Vastes opérations policières, sécurité ostensiblement renforcée dans les hôtels, avertissements renouvelés aux ressortissants occidentaux à Dakar ou Abidjan: les Etats d'Afrique de l'Ouest rehaussent leur vigilance face à une menace jihadiste régionale devenue tangible depuis l'attentat du 15 janvier à Ouagadougou.

La police sénégalaise a annoncé lundi avoir mené pendant le week-end des opérations de sécurisation "dans un contexte spécial de prévention et de riposte à la menace terroriste", interpellant plus de 900 personnes, essentiellement pour vérification d'identité.

"L'alerte est prise très au sérieux", a affirmé à l'AFP une source de sécurité sénégalaise, faisant état de "simulations d'attaques notamment sur la Corniche" de Dakar, site de nombreux hôtels, où la sécurité a été augmentée depuis l'attentat contre un café-restaurant de la capitale burkinabè qui a fait 30 morts, en majorité étrangers.

Une première alerte est venue en novembre de l'arrestation d'une dizaine de personnes, dont plusieurs imams, en raison d'"affinités avérées avec Aqmi (Al-Qaïda au Maghreb islamique) et l'Etat islamique" (EI), selon cette source, précisant qu'elles sont accusées d'"apologie du terrorisme".

"Le Sénégal est resté un îlot de stabilité dans un océan d'instabilité", souligne Bakary Sambe, enseignant-chercheur sur le radicalisme religieux à l'Université Gaston Berger de Saint-Louis (nord), en référence notamment au Mali, à l'est et, plus au sud, au groupe nigérian Boko Haram.
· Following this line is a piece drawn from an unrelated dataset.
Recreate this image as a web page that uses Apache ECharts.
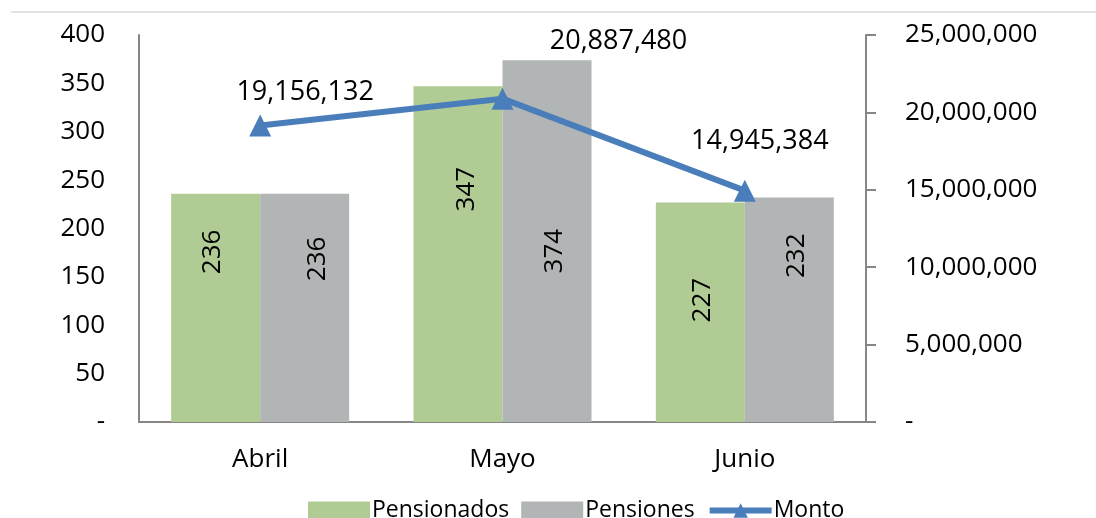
<!DOCTYPE html>
<html>
<head>
    <meta charset="UTF-8">
    <script src="https://cdn.jsdelivr.net/npm/echarts@6/dist/echarts.min.js"></script>
    <style>
        html, body { margin: 0; padding: 0; background: #fff; }
        #chart { width: 1096px; height: 518px; }
    </style>
</head>
<body>
    <div id="chart"></div>
    <script>
        // data
        var meses = ['Abril', 'Mayo', 'Junio'];
        var pensionados = [236, 347, 227];
        var pensiones = [236, 374, 232];
        var monto = [19156132, 20887480, 14945384];
        // label offsets on screen (layout only, pixels)
        var montoOffsets = [[45, -33], [116, -57], [15, -49]];
        var pensionadosOffsets = [[-3, -56], [9, -65], [2, -12]];
        var pensionesOffsets = [[13, -49], [8, 10], [7, -54]];

        var FONT = 'Open Sans';
        var fmt = function (v) {
            return v === 0 ? '-' : v.toString().replace(/\B(?=(\d{3})+(?!\d))/g, ',');
        };

        var chart = echarts.init(document.getElementById('chart'), null, { renderer: 'canvas' });

        var barLabel = {
            show: true,
            position: 'inside',
            rotate: 90,
            fontSize: 26,
            fontFamily: FONT,
            color: '#000'
        };

        function withOffsets(values, offsets, rotated) {
            return values.map(function (v, i) {
                var o = offsets[i];
                // rotated labels take their offset in the text's own frame
                var off = rotated ? [-o[1], o[0]] : o;
                return { value: v, label: { offset: off } };
            });
        }

        var option = {
            backgroundColor: '#fff',
            animation: false,
            textStyle: { fontFamily: FONT },
            graphic: [{
                type: 'line',
                shape: { x1: 11, y1: 12, x2: 1096, y2: 12 },
                style: { stroke: '#c8c8c8', lineWidth: 1 }
            }],
            grid: { left: 139, right: 230, top: 35, bottom: 96 },
            legend: {
                top: 494,
                left: 303,
                itemWidth: 62,
                itemHeight: 18,
                itemGap: 12,
                textStyle: { fontSize: 23, fontFamily: FONT, color: '#000', padding: [0, 0, 0, -3] },
                data: [
                    { name: 'Pensionados', icon: 'rect' },
                    { name: 'Pensiones', icon: 'rect' },
                    { name: 'Monto', lineStyle: { width: 6 } }
                ]
            },
            xAxis: {
                type: 'category',
                data: meses,
                axisLine: { lineStyle: { color: '#868686', width: 2 } },
                axisTick: { show: false },
                axisLabel: { fontSize: 26, color: '#000', margin: 25, fontFamily: FONT }
            },
            yAxis: [{
                type: 'value',
                min: 0, max: 400, interval: 50,
                axisLine: { show: true, lineStyle: { color: '#868686', width: 2 } },
                axisTick: { show: false },
                splitLine: { show: false },
                axisLabel: { fontSize: 26, color: '#000', margin: 34, formatter: fmt, fontFamily: FONT }
            }, {
                type: 'value',
                min: 0, max: 25000000, interval: 5000000,
                axisLine: { show: true, lineStyle: { color: '#868686', width: 2 } },
                axisTick: { show: true, inside: false, length: 10, lineStyle: { color: '#868686', width: 2 } },
                splitLine: { show: false },
                axisLabel: { fontSize: 26, color: '#000', margin: 39, formatter: fmt, fontFamily: FONT }
            }],
            series: [{
                name: 'Pensionados',
                type: 'bar',
                data: withOffsets(pensionados, pensionadosOffsets, true),
                barWidth: 89,
                barGap: '0%',
                itemStyle: { color: '#b1cb95' },
                label: barLabel
            }, {
                name: 'Pensiones',
                type: 'bar',
                data: withOffsets(pensiones, pensionesOffsets, true),
                barWidth: 89,
                barGap: '0%',
                itemStyle: { color: '#b2b5b5' },
                label: barLabel
            }, {
                name: 'Monto',
                type: 'line',
                yAxisIndex: 1,
                data: withOffsets(monto, montoOffsets, false),
                symbol: 'triangle',
                symbolSize: 22,
                lineStyle: { color: '#4a7ebb', width: 6 },
                itemStyle: { color: '#4a7ebb' },
                label: {
                    show: true,
                    position: 'inside',
                    fontSize: 27,
                    fontFamily: FONT,
                    color: '#000',
                    formatter: function (p) { return fmt(p.value); }
                },
                z: 5
            }]
        };

        chart.setOption(option);
        window.addEventListener('resize', chart.resize);
    </script>
</body>
</html>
"Il est de plus en plus la zone de repli stratégique des organisations occidentales", comme après la crise ivoirienne de 2003, une "position privilégiée" qui selon lui, l'expose "comme cible symbolique parce qu'en touchant le Sénégal, on touche à plusieurs intérêts".

Spécialiste des questions de sécurité au Sahel et directeur du journal mauritanien La Tribune, Mohamed Fall Oumère dit s'attendre à une extension des projets d'attentats "à des pays comme la Côte d'Ivoire, le Sénégal et la Mauritanie qui est épargnée depuis 2011 en raison de l'étau sécuritaire dont elle s'est entourée".

"Il s'agit pour les jihadistes d'envoyer des messages de trois ordres", explique-t-il: "aux Français pour leur signifier que leur intervention (au Mali depuis 2013) n'a pas tout résolu. Aux pays alliés de Paris pour leur dire qu'ils restent dans la ligne de mire. Et à Daech (l'EI en arabe, NDLR) dans le cadre d'une concurrence qui malheureusement fera beaucoup de dégâts".